■ **EXERCISE**
Wherever a line below holds the word "Write", copy that line.

■ **RECORDS SUPPLIED**
>>>
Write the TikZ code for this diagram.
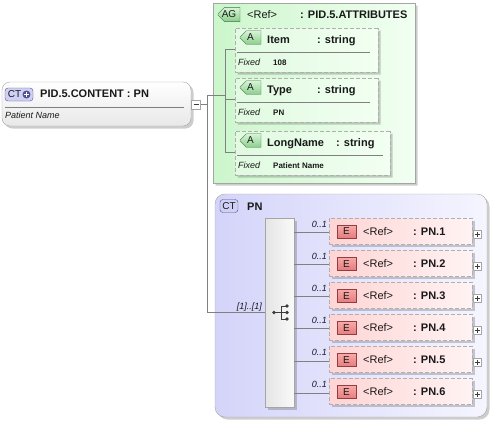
<<<
>>>
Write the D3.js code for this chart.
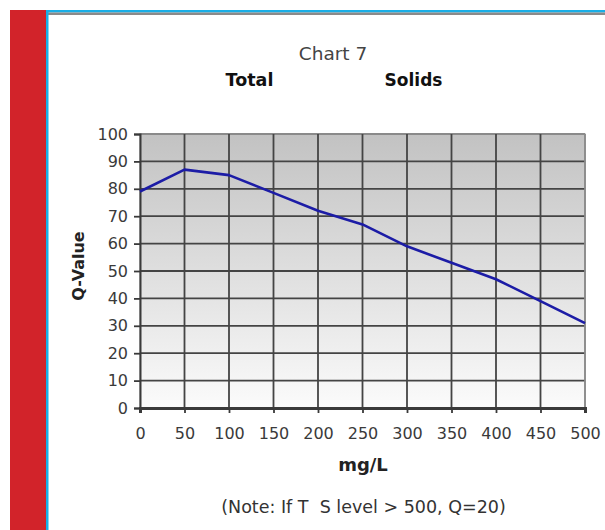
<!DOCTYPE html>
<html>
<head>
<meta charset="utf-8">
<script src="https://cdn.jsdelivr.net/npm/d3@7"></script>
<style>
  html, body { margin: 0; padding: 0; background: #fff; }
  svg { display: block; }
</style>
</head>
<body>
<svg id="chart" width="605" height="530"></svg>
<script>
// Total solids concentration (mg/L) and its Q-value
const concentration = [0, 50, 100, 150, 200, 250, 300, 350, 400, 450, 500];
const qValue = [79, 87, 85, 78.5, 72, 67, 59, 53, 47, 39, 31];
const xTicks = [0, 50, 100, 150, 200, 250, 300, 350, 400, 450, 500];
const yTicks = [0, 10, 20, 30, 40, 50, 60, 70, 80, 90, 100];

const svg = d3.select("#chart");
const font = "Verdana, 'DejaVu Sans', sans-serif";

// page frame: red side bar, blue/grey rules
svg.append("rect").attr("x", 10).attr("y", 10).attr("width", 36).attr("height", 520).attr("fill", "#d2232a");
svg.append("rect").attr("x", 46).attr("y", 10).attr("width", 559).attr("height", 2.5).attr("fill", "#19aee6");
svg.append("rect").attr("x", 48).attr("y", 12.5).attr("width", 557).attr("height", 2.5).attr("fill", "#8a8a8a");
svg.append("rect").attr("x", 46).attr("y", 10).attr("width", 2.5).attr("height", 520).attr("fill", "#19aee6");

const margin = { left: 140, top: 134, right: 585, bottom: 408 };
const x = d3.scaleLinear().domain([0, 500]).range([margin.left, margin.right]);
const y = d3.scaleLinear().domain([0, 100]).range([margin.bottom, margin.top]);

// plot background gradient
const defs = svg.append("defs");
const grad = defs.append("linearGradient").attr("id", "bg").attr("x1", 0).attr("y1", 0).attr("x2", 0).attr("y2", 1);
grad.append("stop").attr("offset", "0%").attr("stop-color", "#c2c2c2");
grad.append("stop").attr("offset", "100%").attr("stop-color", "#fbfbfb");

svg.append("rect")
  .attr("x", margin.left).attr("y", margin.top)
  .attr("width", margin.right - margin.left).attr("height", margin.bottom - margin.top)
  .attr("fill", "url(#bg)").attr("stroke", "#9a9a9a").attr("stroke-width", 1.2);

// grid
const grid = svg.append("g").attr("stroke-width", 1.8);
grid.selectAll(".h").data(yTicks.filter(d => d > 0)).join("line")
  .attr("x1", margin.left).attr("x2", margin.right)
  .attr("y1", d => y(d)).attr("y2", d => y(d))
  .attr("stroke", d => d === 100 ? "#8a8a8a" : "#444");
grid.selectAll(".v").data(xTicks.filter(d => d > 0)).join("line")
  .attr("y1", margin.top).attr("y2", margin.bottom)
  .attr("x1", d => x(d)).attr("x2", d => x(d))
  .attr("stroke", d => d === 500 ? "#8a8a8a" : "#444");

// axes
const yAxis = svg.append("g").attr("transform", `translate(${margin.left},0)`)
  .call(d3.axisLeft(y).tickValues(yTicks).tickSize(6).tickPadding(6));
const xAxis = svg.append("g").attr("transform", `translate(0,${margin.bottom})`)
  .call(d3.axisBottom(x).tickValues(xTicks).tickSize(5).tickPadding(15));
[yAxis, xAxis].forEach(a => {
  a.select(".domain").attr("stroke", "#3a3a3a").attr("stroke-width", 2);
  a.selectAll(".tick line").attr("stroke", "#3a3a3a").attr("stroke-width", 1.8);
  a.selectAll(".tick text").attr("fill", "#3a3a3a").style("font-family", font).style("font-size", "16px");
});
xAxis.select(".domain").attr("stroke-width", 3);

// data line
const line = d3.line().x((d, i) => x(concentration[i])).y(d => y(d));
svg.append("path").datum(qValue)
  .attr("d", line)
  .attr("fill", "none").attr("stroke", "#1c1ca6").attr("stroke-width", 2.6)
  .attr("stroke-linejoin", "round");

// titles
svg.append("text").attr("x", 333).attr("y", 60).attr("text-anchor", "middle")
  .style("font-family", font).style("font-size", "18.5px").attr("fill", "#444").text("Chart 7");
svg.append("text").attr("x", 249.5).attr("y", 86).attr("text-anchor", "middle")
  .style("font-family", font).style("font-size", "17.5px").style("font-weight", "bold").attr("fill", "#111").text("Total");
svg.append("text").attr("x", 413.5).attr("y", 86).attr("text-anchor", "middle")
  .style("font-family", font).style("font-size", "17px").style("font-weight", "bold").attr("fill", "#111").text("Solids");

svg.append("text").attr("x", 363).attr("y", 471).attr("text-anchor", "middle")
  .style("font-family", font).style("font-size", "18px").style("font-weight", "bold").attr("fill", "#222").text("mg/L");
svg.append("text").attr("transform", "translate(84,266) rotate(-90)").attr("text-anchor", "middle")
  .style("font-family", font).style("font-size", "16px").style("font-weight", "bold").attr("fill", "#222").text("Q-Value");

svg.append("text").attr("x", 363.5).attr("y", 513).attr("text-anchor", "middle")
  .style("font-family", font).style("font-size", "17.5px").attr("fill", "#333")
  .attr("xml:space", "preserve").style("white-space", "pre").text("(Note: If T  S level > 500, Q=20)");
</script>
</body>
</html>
<<<
>>>
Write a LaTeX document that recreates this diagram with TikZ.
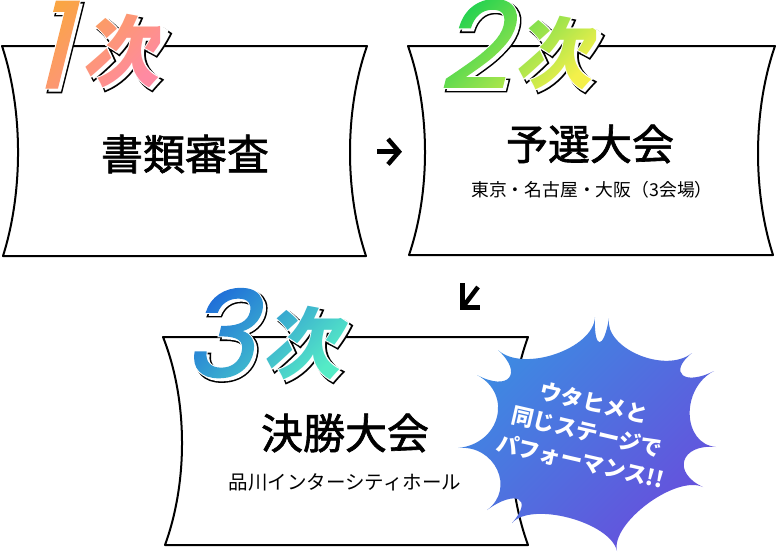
<<<
■ **RESULT OF THE EXERCISE**
Write the TikZ code for this diagram.
Write the D3.js code for this chart.
Write a LaTeX document that recreates this diagram with TikZ.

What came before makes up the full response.